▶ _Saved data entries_
==============================
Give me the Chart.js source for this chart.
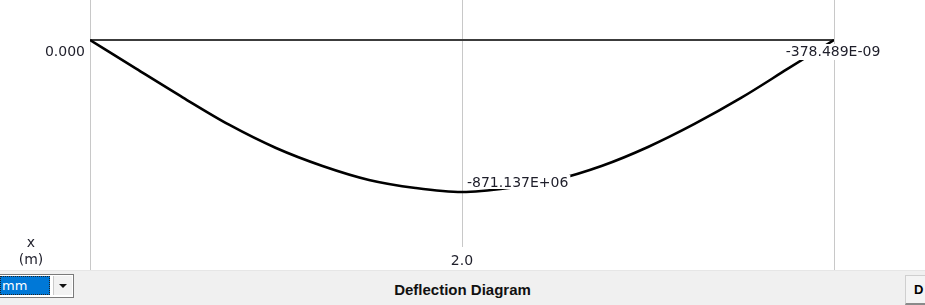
<!DOCTYPE html>
<html>
<head>
<meta charset="utf-8">
<script src="https://cdn.jsdelivr.net/npm/chart.js@4/dist/chart.umd.min.js"></script>
<style>
	body { margin: 0; width: 925px; height: 305px; overflow: hidden; background: #f0f0f0; font-family: "DejaVu Sans", sans-serif; }
	#plot { position: absolute; left: 0; top: 0; width: 925px; height: 270px; background: #fff; }
	#bar { position: absolute; left: 0; top: 270px; width: 925px; height: 35px; background: #f0f0f0; border-top: 1px solid #e6e6e6; }
	#combo { position: absolute; left: -2px; top: 3px; width: 74px; height: 22px; border: 1px solid #7a7a7a; background: #fff; }
	#sel { position: absolute; left: 1px; top: 1px; width: 50px; height: 19px; background: #0078d7; color: #fff; font-size: 13px; line-height: 19px; padding-left: 2px; box-sizing: border-box; outline: 1px dotted #222; outline-offset: -1px; }
	#arrow { position: absolute; right: 1px; top: 1px; width: 18px; height: 19px; background: #f2f2f2; border-left: 1px solid #c9c9c9; }
	#arrow:after { content: ""; position: absolute; left: 5px; top: 8px; border-left: 4px solid transparent; border-right: 4px solid transparent; border-top: 4px solid #111; }
	#title { position: absolute; left: 0; width: 925px; top: 10px; text-align: center; font: bold 15px "Liberation Sans", sans-serif; color: #111; }
	#btn { position: absolute; left: 905px; top: 4px; width: 26px; height: 30px; background: #f4f4f4; border: 1px solid #cfcfcf; border-bottom: 2px solid #8a8a8a; box-sizing: border-box; font: bold 13px "Liberation Sans", sans-serif; padding: 6px 0 0 8px; color: #000; }
</style>
</head>
<body>
<div id="plot"><canvas id="deflection-chart"></canvas></div>
<div id="bar">
	<div id="combo"><div id="sel">mm</div><div id="arrow"></div></div>
	<div id="title">Deflection Diagram</div>
	<div id="btn">D</div>
</div>
<script>
// beam position (m) and deflection
const xPos = [0, 0.25, 0.5, 0.75, 1.0, 1.25, 1.5, 1.75, 2.0, 2.25, 2.5, 2.75, 3.0, 3.25, 3.5, 3.75, 4.0];
const deflection = [0, -166, -330, -487, -619, -722, -802, -848, -871.137, -848, -802, -722, -613, -481, -332, -166, -0.000378489];

// labelled points
const markIndex = [8, 16];
const markLabels = ["-871.137E+06", "-378.489E-09"];

// axis ticks
const xTickValues = [0, 2, 4];
const xTickLabels = ["", "2.0", ""];
const yTickValues = [0];
const yTickLabels = ["0.000"];
const xAxisTitle = ["x", "(m)"];

const labelFont = '14px "DejaVu Sans"';

const labelPlugin = {
	id: "diagramLabels",
	afterDraw(chart) {
		let ctx = chart.ctx;
		let xs = chart.scales.x;
		let ys = chart.scales.y;
		ctx.save();
		ctx.font = labelFont;
		ctx.textBaseline = "middle";
		ctx.fillStyle = "#1e1e2a";

		// y tick labels
		ctx.textAlign = "right";
		for(let i = 0; i < yTickValues.length; i++) {
			ctx.fillText(yTickLabels[i], xs.left - 5, ys.getPixelForValue(yTickValues[i]) + 12);
		}

		// x tick labels
		ctx.textAlign = "center";
		for(let i = 0; i < xTickValues.length; i++) {
			if(!xTickLabels[i]) continue;
			let px = xs.getPixelForValue(xTickValues[i]);
			let w = ctx.measureText(xTickLabels[i]).width;
			ctx.fillStyle = "#fff";
			ctx.fillRect(px - w / 2 - 3, ys.bottom - 23, w + 6, 23);
			ctx.fillStyle = "#1e1e2a";
			ctx.fillText(xTickLabels[i], px, ys.bottom - 9);
		}

		// axis title
		ctx.fillText(xAxisTitle[0], 31, ys.bottom - 27);
		ctx.fillText(xAxisTitle[1], 31, ys.bottom - 10);

		// point labels
		for(let k = 0; k < markIndex.length; k++) {
			let idx = markIndex[k];
			let px = xs.getPixelForValue(xPos[idx]);
			let py = ys.getPixelForValue(deflection[idx]);
			let w = ctx.measureText(markLabels[k]).width;
			let tx, ty;
			if(k == 0) {
				tx = px + 5;
				ty = py - 9;
			} else {
				tx = px - w / 2 - 1;
				ty = py + 12;
			}
			ctx.fillStyle = "#fff";
			ctx.fillRect(tx - 1, ty - 8, w + 3, k == 0 ? 14 : 16);
			ctx.fillStyle = "#1e1e2a";
			ctx.textAlign = "left";
			ctx.fillText(markLabels[k], tx, ty);
		}
		ctx.restore();
	}
};

// zero position at 40px from the top of a 270px plot, minimum 152px below it
const unitsPerPx = 871.137 / 152;

let points = [];
for(let i = 0; i < xPos.length; i++) {
	points.push({ x: xPos[i], y: deflection[i] });
}

var ctx = document.getElementById("deflection-chart");
var chart = new Chart(ctx, {
	type: "scatter",
	data: {
		datasets: [{
			label: "Deflection",
			data: points,
			showLine: true,
			borderColor: "#000",
			borderWidth: 2.6,
			pointRadius: 0,
			cubicInterpolationMode: "monotone",
			fill: false
		}, {
			label: "Beam",
			data: [{ x: xPos[0], y: 0 }, { x: xPos[xPos.length - 1], y: 0 }],
			showLine: true,
			borderColor: "#3c3c3c",
			borderWidth: 2,
			pointRadius: 0,
			fill: false
		}]
	},
	options: {
		responsive: true,
		maintainAspectRatio: false,
		animation: false,
		layout: { padding: { left: 90, right: 91, top: 0, bottom: 0 } },
		plugins: { legend: { display: false }, tooltip: { enabled: false } },
		scales: {
			x: {
				type: "linear",
				min: 0,
				max: 4,
				afterBuildTicks: (axis) => { axis.ticks = xTickValues.map(v => ({ value: v })); },
				ticks: { display: false },
				grid: { color: "#c8c8c8", lineWidth: 1, drawTicks: false },
				border: { display: false }
			},
			y: {
				display: false,
				min: -230 * unitsPerPx,
				max: 40 * unitsPerPx
			}
		}
	},
	plugins: [labelPlugin]
});
</script>
</body>
</html>
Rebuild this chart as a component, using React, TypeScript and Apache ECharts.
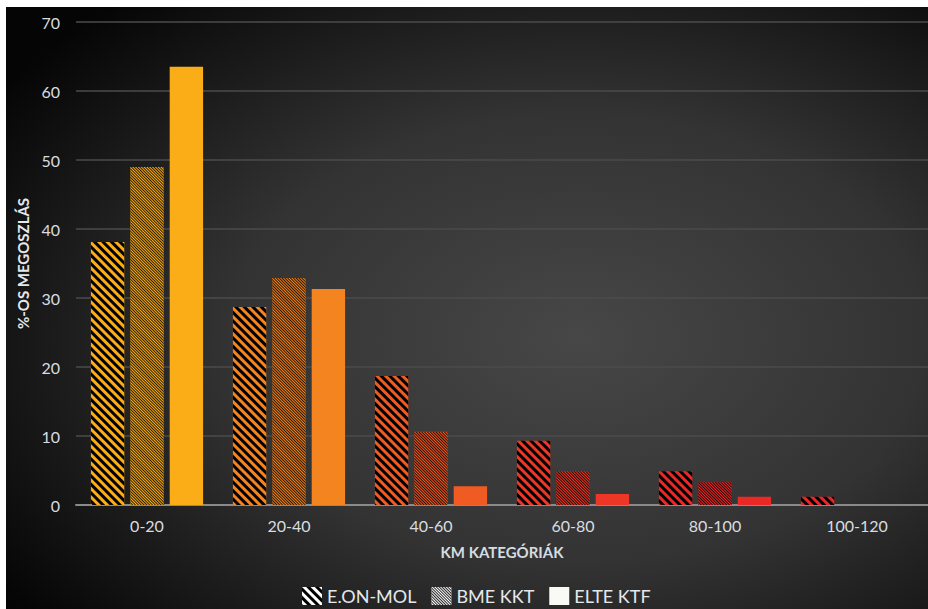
import React, { useEffect, useRef } from "react";
import * as echarts from "echarts";

const categories = ["0-20", "20-40", "40-60", "60-80", "80-100", "100-120"];
const categoryColors = ["#fbad18", "#f3841f", "#f05a23", "#ec3726", "#ea2927", "#e8262a"];
const seriesNames = ["E.ON-MOL", "BME KKT", "ELTE KTF"];
const eonMol = [38.1, 28.7, 18.7, 9.3, 4.9, 1.2];
const bmeKkt = [49.0, 32.9, 10.6, 4.9, 3.3, 0];
const elteKtf = [63.5, 31.3, 2.7, 1.6, 1.2, 0];
const yTicks = { min: 0, max: 70, interval: 10 };

const FONT = "Lato, 'Open Sans', sans-serif";

export default function App() {
  const ref = useRef<HTMLDivElement>(null);
  useEffect(() => {
    if (!ref.current) return;
    const chart = echarts.init(ref.current, null, { renderer: "svg" });
    const wideStripes = {
      symbol: "rect",
      symbolSize: 1,
      color: "#000",
      dashArrayX: [1, 0],
      dashArrayY: [3, 3],
      rotation: Math.PI / 4,
    };
    const fineStripes = {
      symbol: "rect",
      symbolSize: 1,
      color: "rgba(0,0,0,0.85)",
      dashArrayX: [1, 0],
      dashArrayY: [1, 1],
      rotation: Math.PI / 4,
    };
    const mk = (name: string, values: number[], decal: any) => ({
      name,
      type: "bar",
      barGap: "18%",
      barCategoryGap: "21%",
      itemStyle: decal ? { color: "#ffffff", decal } : { color: "#fafaf5" },
      data: values.map((v, i) => ({
        value: v,
        itemStyle: decal
          ? { color: categoryColors[i], decal }
          : { color: categoryColors[i] },
      })),
    });
    chart.setOption({
      animation: false,
      backgroundColor: {
        type: "radial",
        x: 0.62,
        y: 0.55,
        r: 0.75,
        colorStops: [
          { offset: 0, color: "#474747" },
          { offset: 0.5, color: "#333333" },
          { offset: 1, color: "#050505" },
        ],
      },
      textStyle: { fontFamily: FONT },
      grid: { left: 70, right: 0, top: 15, bottom: 104 },
      legend: {
        left: 296,
        top: 580,
        padding: 0,
        itemWidth: 20,
        itemHeight: 18,
        itemGap: 15,
        icon: "rect",
        data: seriesNames,
        textStyle: { color: "#e4e8eb", fontSize: 18, fontFamily: FONT },
      },
      xAxis: {
        type: "category",
        data: categories,
        name: "KM KATEGÓRIÁK",
        nameLocation: "middle",
        nameGap: 39,
        nameTextStyle: { color: "#d5dde2", fontWeight: "bold", fontSize: 15, fontFamily: FONT },
        axisLine: { lineStyle: { color: "#8a8a8a", width: 2 } },
        axisTick: { show: false },
        axisLabel: { color: "#d9dde0", fontSize: 16, margin: 12, fontFamily: FONT },
      },
      yAxis: {
        type: "value",
        min: yTicks.min,
        max: yTicks.max,
        interval: yTicks.interval,
        name: "%-OS MEGOSZLÁS",
        nameLocation: "middle",
        nameGap: 37,
        nameTextStyle: { color: "#e4e8eb", fontWeight: "bold", fontSize: 15, fontFamily: FONT },
        axisLine: { show: false },
        axisTick: { show: false },
        axisLabel: { color: "#d9dde0", fontSize: 16, margin: 16, fontFamily: FONT },
        splitLine: { lineStyle: { color: "#4b4b4b", width: 1.5 } },
      },
      series: [
        mk(seriesNames[0], eonMol, wideStripes),
        mk(seriesNames[1], bmeKkt, fineStripes),
        mk(seriesNames[2], elteKtf, null),
      ],
    });
    return () => chart.dispose();
  }, []);
  return (
    <div
      ref={ref}
      style={{ position: "absolute", left: 6, top: 7, width: 922, height: 602 }}
    />
  );
}
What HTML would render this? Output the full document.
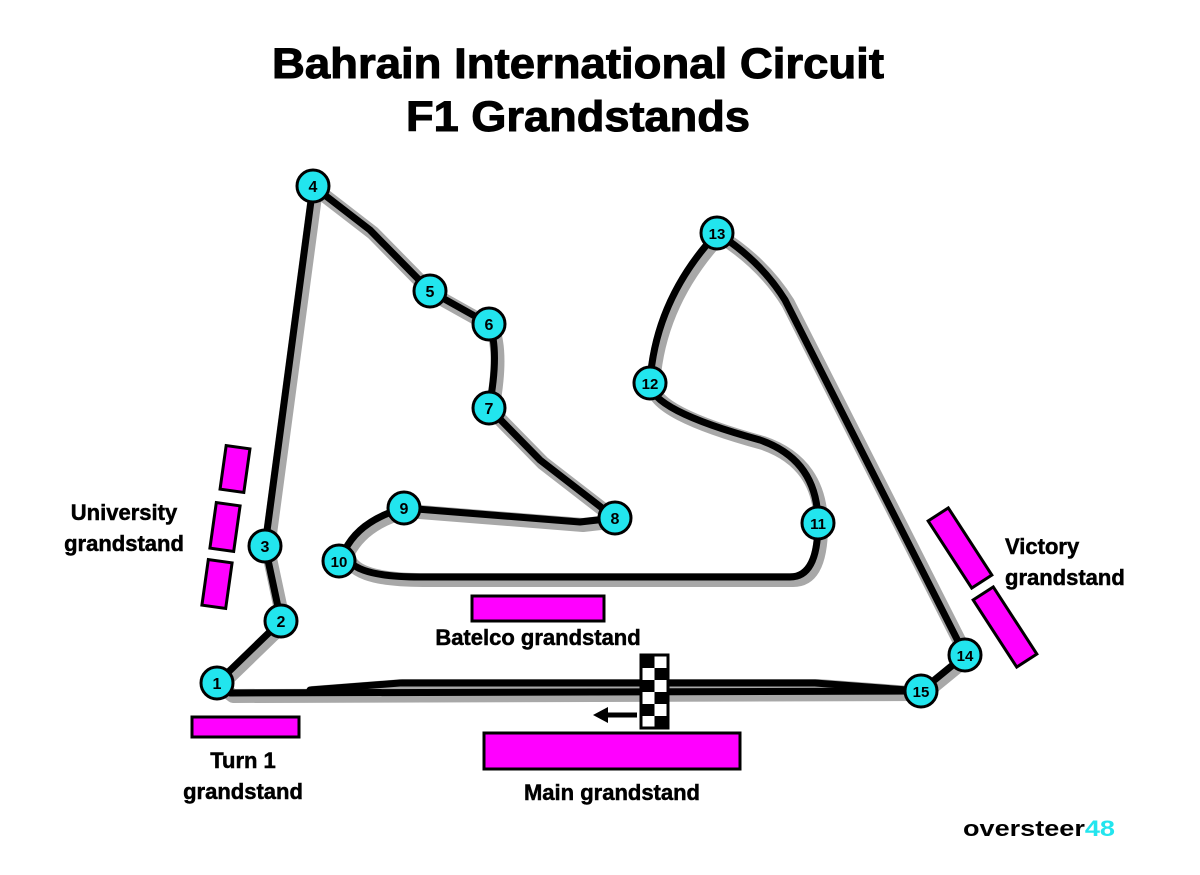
<!DOCTYPE html>
<html><head><meta charset="utf-8"><style>
html,body{margin:0;padding:0;background:#fff;}
svg{display:block;}
text{font-family:"Liberation Sans",sans-serif;font-weight:bold;}
</style></head><body>
<svg width="1200" height="875" viewBox="0 0 1200 875" xmlns="http://www.w3.org/2000/svg">
<rect width="1200" height="875" fill="#fff"/>
<text x="578" y="78" font-size="43" text-anchor="middle" fill="#000" stroke="#000" stroke-width="1" textLength="612" lengthAdjust="spacingAndGlyphs">Bahrain International Circuit</text>
<text x="578" y="131" font-size="43" text-anchor="middle" fill="#000" stroke="#000" stroke-width="1" textLength="344" lengthAdjust="spacingAndGlyphs">F1 Grandstands</text>

<g fill="none" stroke-linejoin="round" stroke-linecap="round">
<g stroke="#a8a8a8" stroke-width="14" transform="translate(3,3)">
<path d="M217,683 L281,621 L265,546 L313,186 L370,230 L430,291 L489,324 Q500,350 489,408 L540,460 L615,518 L580,522 L404,508 Q360,520 345,550 Q345,577 420,577 L790,577 Q818,577 818,523 Q818,460 760,440 Q650,410 650,383 Q655,300 717,233 Q760,260 785,300 L965,655 L921,691 L230,693 Z"/>
<path d="M310,690 L400,683 L815,683 L921,691"/>
</g>
<g stroke="#000" stroke-width="7">
<path d="M217,683 L281,621 L265,546 L313,186 L370,230 L430,291 L489,324 Q500,350 489,408 L540,460 L615,518 L580,522 L404,508 Q360,520 345,550 Q345,577 420,577 L790,577 Q818,577 818,523 Q818,460 760,440 Q650,410 650,383 Q655,300 717,233 Q760,260 785,300 L965,655 L921,691 L230,693 Z"/>
<path d="M310,690 L400,683 L815,683 L921,691"/>
</g>
</g>

<g fill="#ff00ff" stroke="#000" stroke-width="3">
<rect x="472" y="596" width="132" height="25"/>
<rect x="192" y="717" width="107" height="20"/>
<rect x="484" y="733" width="256" height="36"/>
<rect x="-12" y="-22" width="24" height="44" transform="translate(235,469) rotate(8)"/>
<rect x="-12" y="-23" width="24" height="46" transform="translate(225,527) rotate(8)"/>
<rect x="-12" y="-23" width="24" height="46" transform="translate(217,584) rotate(8)"/>
<rect x="-12" y="-40" width="24" height="80" transform="translate(960,548) rotate(-33)"/>
<rect x="-12" y="-40" width="24" height="80" transform="translate(1005,627) rotate(-33)"/>
</g>

<g>
<rect x="641" y="655" width="27" height="73" fill="#fff" stroke="#000" stroke-width="3"/>
<g fill="#000">
<rect x="642" y="656" width="12.5" height="12"/><rect x="654.5" y="668" width="12.5" height="12"/>
<rect x="642" y="680" width="12.5" height="12"/><rect x="654.5" y="692" width="12.5" height="12"/>
<rect x="642" y="704" width="12.5" height="12"/><rect x="654.5" y="716" width="12.5" height="11"/>
</g>
<line x1="605" y1="715" x2="637" y2="715" stroke="#000" stroke-width="5"/>
<polygon points="593,715 608,707 608,723" fill="#000"/>
</g>

<g font-size="16" text-anchor="middle" fill="#000">
<g stroke="#000" stroke-width="3" fill="#22e5ee">
<circle cx="217" cy="683" r="16"/><circle cx="281" cy="621" r="16"/><circle cx="265" cy="546" r="16"/>
<circle cx="313" cy="186" r="16"/><circle cx="430" cy="291" r="16"/><circle cx="489" cy="324" r="16"/>
<circle cx="489" cy="408" r="16"/><circle cx="615" cy="518" r="16"/><circle cx="404" cy="508" r="16"/>
<circle cx="339" cy="561" r="16"/><circle cx="818" cy="523" r="16"/><circle cx="650" cy="383" r="16"/>
<circle cx="717" cy="233" r="16"/><circle cx="965" cy="655" r="16"/><circle cx="921" cy="691" r="16"/>
</g>
<text x="217" y="689">1</text><text x="281" y="627">2</text><text x="265" y="552">3</text>
<text x="313" y="192">4</text><text x="430" y="297">5</text><text x="489" y="330">6</text>
<text x="489" y="414">7</text><text x="615" y="524">8</text><text x="404" y="514">9</text>
<text x="339" y="567" font-size="15">10</text><text x="818" y="529" font-size="15">11</text><text x="650" y="389" font-size="15">12</text>
<text x="717" y="239" font-size="15">13</text><text x="965" y="661" font-size="15">14</text><text x="921" y="697" font-size="15">15</text>
</g>

<g font-size="22" fill="#000" stroke="#000" stroke-width="0.5">
<text x="124" y="520" text-anchor="middle">University</text>
<text x="124" y="551" text-anchor="middle">grandstand</text>
<text x="1005" y="554">Victory</text>
<text x="1005" y="585">grandstand</text>
<text x="538" y="645" text-anchor="middle">Batelco grandstand</text>
<text x="243" y="768" text-anchor="middle">Turn 1</text>
<text x="243" y="799" text-anchor="middle">grandstand</text>
<text x="612" y="800" text-anchor="middle">Main grandstand</text>
</g>
<text x="963" y="836" font-size="22" fill="#000" textLength="152" lengthAdjust="spacingAndGlyphs">oversteer<tspan fill="#22e5ee">48</tspan></text>
</svg>
</body></html>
==============================
▶ _What you will do_
Leaving out all pictures, set down exactly the lines of the material above, from the line with "Rebuild this chart" to the line with "import * as" inclusive, and no others.

▶ _The result_
Rebuild this chart as a component, using React, TypeScript and Apache ECharts.
import React, { useEffect, useRef } from "react";
import * as echarts from "echarts";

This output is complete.